Thankfully offering easy access from the Blue Line, a short walk to 181 North Michigan Avenue taking perhaps ten minutes with luggage in hand, it was entering a half-full shop with decorative Donuts on the ceiling that a young server smiled and said hello, an extensive selection of fried Pastries beckoning from behind glass including several new additions.
Certainly not the cheapest of Donut Shops, “Standards” beginning at $1.95 and choices topping out with Stan’s $4.99 spin on Dominique Ansel’s Cronut, it was at a cost of nearly $25 including tax and tip that seven selections were boxed, a two-top table sporting branded Napkins offering room to relax with utensils and a fill-your-own Water station not far away.
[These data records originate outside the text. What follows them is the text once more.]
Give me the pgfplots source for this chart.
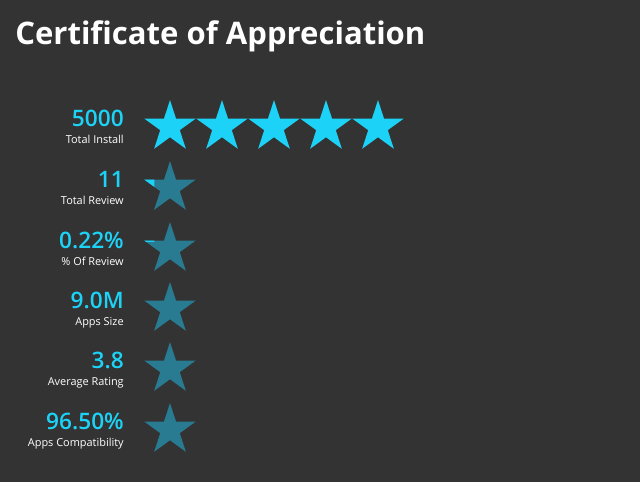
\documentclass[border=0pt]{standalone}
\usepackage{pgfplots}
\pgfplotsset{compat=1.18}
\usepackage{fontspec}
\setmainfont{Open Sans}
\newfontfamily\semibold{Open Sans Semibold}

\definecolor{bg}{HTML}{333333}
\definecolor{starcyan}{HTML}{1CD3F7}
\definecolor{starteal}{HTML}{287B91}

% filled five-pointed star, outer radius = mark size
\pgfdeclareplotmark{fstar}{%
  \pgfpathmoveto{\pgfpoint{0pt}{\pgfplotmarksize}}%
  \pgfpathlineto{\pgfpoint{-0.2245\pgfplotmarksize}{0.3090\pgfplotmarksize}}%
  \pgfpathlineto{\pgfpoint{-0.9511\pgfplotmarksize}{0.3090\pgfplotmarksize}}%
  \pgfpathlineto{\pgfpoint{-0.3633\pgfplotmarksize}{-0.1180\pgfplotmarksize}}%
  \pgfpathlineto{\pgfpoint{-0.5878\pgfplotmarksize}{-0.8090\pgfplotmarksize}}%
  \pgfpathlineto{\pgfpoint{0pt}{-0.3820\pgfplotmarksize}}%
  \pgfpathlineto{\pgfpoint{0.5878\pgfplotmarksize}{-0.8090\pgfplotmarksize}}%
  \pgfpathlineto{\pgfpoint{0.3633\pgfplotmarksize}{-0.1180\pgfplotmarksize}}%
  \pgfpathlineto{\pgfpoint{0.9511\pgfplotmarksize}{0.3090\pgfplotmarksize}}%
  \pgfpathlineto{\pgfpoint{0.2245\pgfplotmarksize}{0.3090\pgfplotmarksize}}%
  \pgfpathclose
  \pgfusepathqfill
}
% only the left tip of the star (small fraction filled)
\pgfdeclareplotmark{tipstar}{%
  \pgfpathrectangle{\pgfpoint{-2\pgfplotmarksize}{-2\pgfplotmarksize}}{\pgfpoint{1.42\pgfplotmarksize}{4\pgfplotmarksize}}%
  \pgfusepathqclip
  \pgfuseplotmark{fstar}%
}

\begin{document}
\begin{tikzpicture}
\begin{axis}[
    width=480pt, height=361.5pt, scale only axis,
    xmin=0, xmax=640, ymin=0, ymax=482, y dir=reverse,
    axis lines=none, clip=false,
]
\fill[bg] (axis cs:0,0) rectangle (axis cs:640,482);

% full stars (Total Install)
\addplot[only marks, mark=fstar, mark size=20.2pt, color=starcyan]
coordinates {(170,127) (222,127) (274,127) (326,127) (378,127)};

% other rows: one dim star with a small filled tip
\addplot[only marks, mark=fstar, mark size=20.2pt, color=starteal]
coordinates {(170,188) (170,249) (170,309) (170,369) (170,430)};
\addplot[only marks, mark=tipstar, mark size=20.2pt, color=starcyan]
coordinates {(170,188) (170,249) (170,309) (170,369) (170,430)};

\node[anchor=base west, text=white, font=\fontsize{23.3}{28}\selectfont\bfseries, inner sep=0pt]
  at (axis cs:15,45) {Certificate of Appreciation};

\foreach \v/\y in {5000/127, 11/188, 0.22\%/249, 9.0M/309, 3.8/369, 96.50\%/430} {
  \edef\temp{\noexpand\node[anchor=base east, text=starcyan,
      font=\noexpand\fontsize{17}{20}\noexpand\semibold, inner sep=0pt]
    at (axis cs:124,\y) {\v};}
  \temp
}
\foreach \l/\y in {Total Install/144, Total Review/205, \% Of Review/266,
    Apps Size/326, Average Rating/386, Apps Compatibility/447} {
  \edef\temp{\noexpand\node[anchor=base east, text=white,
      font=\noexpand\fontsize{8.2}{10}\noexpand\selectfont, inner sep=0pt]
    at (axis cs:124,\y) {\l};}
  \temp
}
\end{axis}
\end{tikzpicture}
\end{document}
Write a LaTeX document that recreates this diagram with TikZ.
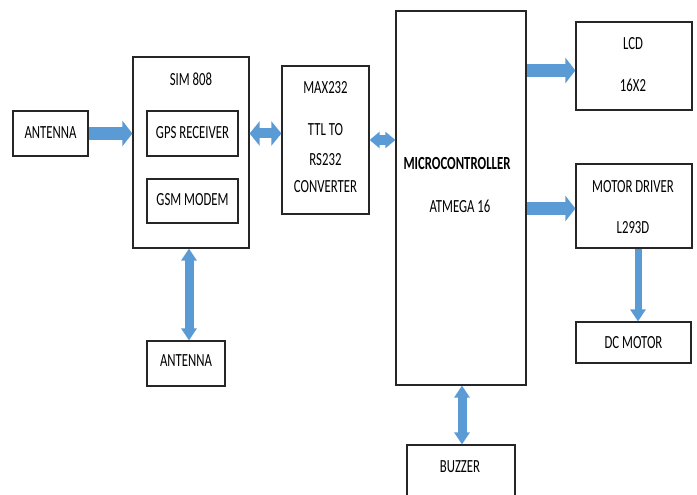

Familiar with Stan’s from both 2014 and earlier in Westwood Village of Los Angeles, the original shop opened by Stan Berman in 1963 still going strong, it was with items unpacked that tasting began with a basic glazed ring featuring good rise and plenty of yeastiness, the simple selection made as a result of an “Assorted” Half-Dozen carrying two Traditional, two Specialty and two “Dough Boy’s Best” showing good fundamentals as did a Vanilla Glazed Cake Donut that was dainty despite a toothsome crumb and being virtually Oil free.
Unable to forgo the laminated option regardless of price, a cost greater than the originator’s actually, those who’ve tried a few Cronuts will probably be left scratching their head regarding what makes “Le Stan” special aside from perhaps good Pastry Cream, particularly as the overall texture is rather flaccid and the filling nowhere near as plentiful as that inside of one of Stan’s “Pockets,” this time sampled with housemade Blueberry Compote and Cream Cheese.
Moving next to more Fruit-filled selections, Stan’s Old Fashioned Donuts something of a signature even though pricing Pistachio at $2.75 with Cherry a dollar more makes little sense, it was with good natural flavor and a melting base that the cogwheel-shaped Pastry impressed, the Blueberry Fritter not quite as good as some since the exterior was not crispy enough while the Holiday “Bomb Pop” Buttermilk Bar should have been glazed a bit more quickly after frying to let Icing saturate the Dough, though the flavors were pretty darn close to those of the Popsicle it references.